Task brief: Up to and including the line that contains "(d3) at (861,340)", repeat each line of the data exactly, starting from the first.

Records shown:
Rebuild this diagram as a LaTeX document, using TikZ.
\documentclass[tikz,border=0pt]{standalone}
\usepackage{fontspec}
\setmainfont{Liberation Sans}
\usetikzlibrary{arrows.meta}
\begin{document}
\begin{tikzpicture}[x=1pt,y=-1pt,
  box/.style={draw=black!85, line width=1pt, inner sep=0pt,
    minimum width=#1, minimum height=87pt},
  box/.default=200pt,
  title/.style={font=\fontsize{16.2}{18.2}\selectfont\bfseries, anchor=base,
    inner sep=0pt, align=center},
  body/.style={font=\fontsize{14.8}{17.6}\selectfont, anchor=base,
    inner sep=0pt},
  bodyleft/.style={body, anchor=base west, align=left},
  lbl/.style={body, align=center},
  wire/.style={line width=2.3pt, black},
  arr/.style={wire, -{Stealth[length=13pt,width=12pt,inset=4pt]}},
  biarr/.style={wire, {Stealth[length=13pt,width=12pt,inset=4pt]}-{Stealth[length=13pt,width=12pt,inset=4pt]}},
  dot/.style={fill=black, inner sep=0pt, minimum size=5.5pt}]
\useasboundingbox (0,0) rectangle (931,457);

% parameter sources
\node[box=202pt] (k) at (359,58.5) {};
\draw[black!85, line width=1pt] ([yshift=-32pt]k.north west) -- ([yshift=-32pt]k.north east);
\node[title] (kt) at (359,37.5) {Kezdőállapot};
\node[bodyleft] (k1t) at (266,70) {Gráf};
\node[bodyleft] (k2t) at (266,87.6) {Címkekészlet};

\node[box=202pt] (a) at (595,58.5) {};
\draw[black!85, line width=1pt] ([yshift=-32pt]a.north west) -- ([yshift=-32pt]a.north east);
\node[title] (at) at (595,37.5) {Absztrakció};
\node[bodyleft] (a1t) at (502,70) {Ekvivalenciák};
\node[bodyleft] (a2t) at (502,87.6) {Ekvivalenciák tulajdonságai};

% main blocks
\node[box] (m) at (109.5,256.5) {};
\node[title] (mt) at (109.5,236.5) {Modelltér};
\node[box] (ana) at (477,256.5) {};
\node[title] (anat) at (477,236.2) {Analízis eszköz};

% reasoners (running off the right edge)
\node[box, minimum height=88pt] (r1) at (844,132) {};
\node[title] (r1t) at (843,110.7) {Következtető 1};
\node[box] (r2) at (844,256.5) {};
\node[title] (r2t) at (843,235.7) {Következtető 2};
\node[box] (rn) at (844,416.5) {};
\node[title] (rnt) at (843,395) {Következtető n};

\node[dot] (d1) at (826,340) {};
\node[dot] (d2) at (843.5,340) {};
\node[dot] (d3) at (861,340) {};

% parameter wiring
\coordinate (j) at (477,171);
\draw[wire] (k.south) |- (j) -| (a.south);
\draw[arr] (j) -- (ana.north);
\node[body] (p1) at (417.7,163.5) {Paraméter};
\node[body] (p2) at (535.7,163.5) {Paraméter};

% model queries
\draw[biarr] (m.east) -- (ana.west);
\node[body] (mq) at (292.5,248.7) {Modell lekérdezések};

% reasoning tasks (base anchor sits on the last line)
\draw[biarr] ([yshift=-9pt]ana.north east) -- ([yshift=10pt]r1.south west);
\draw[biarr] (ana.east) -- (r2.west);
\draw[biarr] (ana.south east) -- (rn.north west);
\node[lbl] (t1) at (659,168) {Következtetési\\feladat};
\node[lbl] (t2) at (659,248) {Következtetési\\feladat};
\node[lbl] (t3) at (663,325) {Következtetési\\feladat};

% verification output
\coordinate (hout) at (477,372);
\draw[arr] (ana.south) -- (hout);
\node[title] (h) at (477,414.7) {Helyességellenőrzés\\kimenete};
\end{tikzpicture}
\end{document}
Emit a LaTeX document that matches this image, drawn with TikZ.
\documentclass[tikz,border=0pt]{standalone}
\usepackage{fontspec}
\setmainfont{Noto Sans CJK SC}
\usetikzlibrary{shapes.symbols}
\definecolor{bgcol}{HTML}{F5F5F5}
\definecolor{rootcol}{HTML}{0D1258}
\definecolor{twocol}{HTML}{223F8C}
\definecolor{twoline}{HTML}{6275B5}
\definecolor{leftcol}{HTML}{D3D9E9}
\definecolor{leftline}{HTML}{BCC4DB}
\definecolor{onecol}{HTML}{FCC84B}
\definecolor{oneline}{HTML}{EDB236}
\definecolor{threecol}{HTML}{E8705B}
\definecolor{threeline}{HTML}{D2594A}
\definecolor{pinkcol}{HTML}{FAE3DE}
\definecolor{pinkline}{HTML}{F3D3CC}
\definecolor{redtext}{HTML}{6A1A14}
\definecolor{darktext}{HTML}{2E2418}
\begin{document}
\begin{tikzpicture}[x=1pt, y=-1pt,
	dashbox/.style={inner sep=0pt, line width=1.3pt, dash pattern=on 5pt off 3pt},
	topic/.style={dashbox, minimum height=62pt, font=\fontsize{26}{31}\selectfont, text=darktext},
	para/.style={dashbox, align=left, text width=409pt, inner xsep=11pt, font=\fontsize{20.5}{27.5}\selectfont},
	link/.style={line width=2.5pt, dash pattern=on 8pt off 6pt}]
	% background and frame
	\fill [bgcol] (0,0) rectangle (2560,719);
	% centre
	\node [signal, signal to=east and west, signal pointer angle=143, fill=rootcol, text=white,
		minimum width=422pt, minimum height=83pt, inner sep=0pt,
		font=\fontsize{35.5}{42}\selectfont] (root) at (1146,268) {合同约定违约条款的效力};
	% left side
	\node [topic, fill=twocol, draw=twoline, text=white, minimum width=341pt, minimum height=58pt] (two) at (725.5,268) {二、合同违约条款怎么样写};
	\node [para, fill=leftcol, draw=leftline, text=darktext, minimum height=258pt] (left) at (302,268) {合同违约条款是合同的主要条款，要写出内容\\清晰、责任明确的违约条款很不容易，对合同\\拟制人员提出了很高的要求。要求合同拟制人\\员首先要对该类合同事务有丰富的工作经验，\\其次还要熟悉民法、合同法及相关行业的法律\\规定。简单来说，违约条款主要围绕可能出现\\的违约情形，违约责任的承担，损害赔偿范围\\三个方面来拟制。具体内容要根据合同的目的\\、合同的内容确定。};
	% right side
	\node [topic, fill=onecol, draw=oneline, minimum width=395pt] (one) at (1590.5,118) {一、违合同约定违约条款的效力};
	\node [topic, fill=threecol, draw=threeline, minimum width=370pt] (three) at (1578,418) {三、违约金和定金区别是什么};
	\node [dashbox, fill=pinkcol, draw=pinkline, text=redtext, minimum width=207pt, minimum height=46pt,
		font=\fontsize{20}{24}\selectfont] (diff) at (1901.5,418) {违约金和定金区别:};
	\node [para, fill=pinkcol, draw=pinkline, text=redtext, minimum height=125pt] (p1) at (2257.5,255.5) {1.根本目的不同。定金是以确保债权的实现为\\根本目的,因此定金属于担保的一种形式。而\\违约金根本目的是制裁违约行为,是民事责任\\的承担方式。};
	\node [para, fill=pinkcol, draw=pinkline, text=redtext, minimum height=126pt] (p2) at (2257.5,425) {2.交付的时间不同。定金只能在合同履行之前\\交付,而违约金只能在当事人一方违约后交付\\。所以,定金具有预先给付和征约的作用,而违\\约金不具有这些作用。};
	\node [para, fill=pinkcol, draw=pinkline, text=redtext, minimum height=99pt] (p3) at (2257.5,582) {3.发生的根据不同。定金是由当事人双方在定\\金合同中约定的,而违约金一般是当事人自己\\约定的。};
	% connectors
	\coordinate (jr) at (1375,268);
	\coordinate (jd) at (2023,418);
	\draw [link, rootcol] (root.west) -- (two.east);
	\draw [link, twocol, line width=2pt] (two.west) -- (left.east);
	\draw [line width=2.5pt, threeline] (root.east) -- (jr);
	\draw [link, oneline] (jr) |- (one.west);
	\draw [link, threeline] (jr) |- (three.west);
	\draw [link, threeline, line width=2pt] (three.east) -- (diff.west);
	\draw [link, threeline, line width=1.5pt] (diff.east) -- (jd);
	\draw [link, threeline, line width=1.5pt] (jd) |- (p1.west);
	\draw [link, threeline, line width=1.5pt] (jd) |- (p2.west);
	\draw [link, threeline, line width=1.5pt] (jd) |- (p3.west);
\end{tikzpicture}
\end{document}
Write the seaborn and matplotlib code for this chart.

Solution for this problem:
Rebuild this diagram as a LaTeX document, using TikZ.
\documentclass[tikz,border=0pt]{standalone}
\usepackage{fontspec}
\setmainfont{Liberation Sans}
\usetikzlibrary{arrows.meta}
\begin{document}
\begin{tikzpicture}[x=1pt,y=-1pt,
  box/.style={draw=black!85, line width=1pt, inner sep=0pt,
    minimum width=#1, minimum height=87pt},
  box/.default=200pt,
  title/.style={font=\fontsize{16.2}{18.2}\selectfont\bfseries, anchor=base,
    inner sep=0pt, align=center},
  body/.style={font=\fontsize{14.8}{17.6}\selectfont, anchor=base,
    inner sep=0pt},
  bodyleft/.style={body, anchor=base west, align=left},
  lbl/.style={body, align=center},
  wire/.style={line width=2.3pt, black},
  arr/.style={wire, -{Stealth[length=13pt,width=12pt,inset=4pt]}},
  biarr/.style={wire, {Stealth[length=13pt,width=12pt,inset=4pt]}-{Stealth[length=13pt,width=12pt,inset=4pt]}},
  dot/.style={fill=black, inner sep=0pt, minimum size=5.5pt}]
\useasboundingbox (0,0) rectangle (931,457);

% parameter sources
\node[box=202pt] (k) at (359,58.5) {};
\draw[black!85, line width=1pt] ([yshift=-32pt]k.north west) -- ([yshift=-32pt]k.north east);
\node[title] (kt) at (359,37.5) {Kezdőállapot};
\node[bodyleft] (k1t) at (266,70) {Gráf};
\node[bodyleft] (k2t) at (266,87.6) {Címkekészlet};

\node[box=202pt] (a) at (595,58.5) {};
\draw[black!85, line width=1pt] ([yshift=-32pt]a.north west) -- ([yshift=-32pt]a.north east);
\node[title] (at) at (595,37.5) {Absztrakció};
\node[bodyleft] (a1t) at (502,70) {Ekvivalenciák};
\node[bodyleft] (a2t) at (502,87.6) {Ekvivalenciák tulajdonságai};

% main blocks
\node[box] (m) at (109.5,256.5) {};
\node[title] (mt) at (109.5,236.5) {Modelltér};
\node[box] (ana) at (477,256.5) {};
\node[title] (anat) at (477,236.2) {Analízis eszköz};

% reasoners (running off the right edge)
\node[box, minimum height=88pt] (r1) at (844,132) {};
\node[title] (r1t) at (843,110.7) {Következtető 1};
\node[box] (r2) at (844,256.5) {};
\node[title] (r2t) at (843,235.7) {Következtető 2};
\node[box] (rn) at (844,416.5) {};
\node[title] (rnt) at (843,395) {Következtető n};

\node[dot] (d1) at (826,340) {};
\node[dot] (d2) at (843.5,340) {};
\node[dot] (d3) at (861,340) {};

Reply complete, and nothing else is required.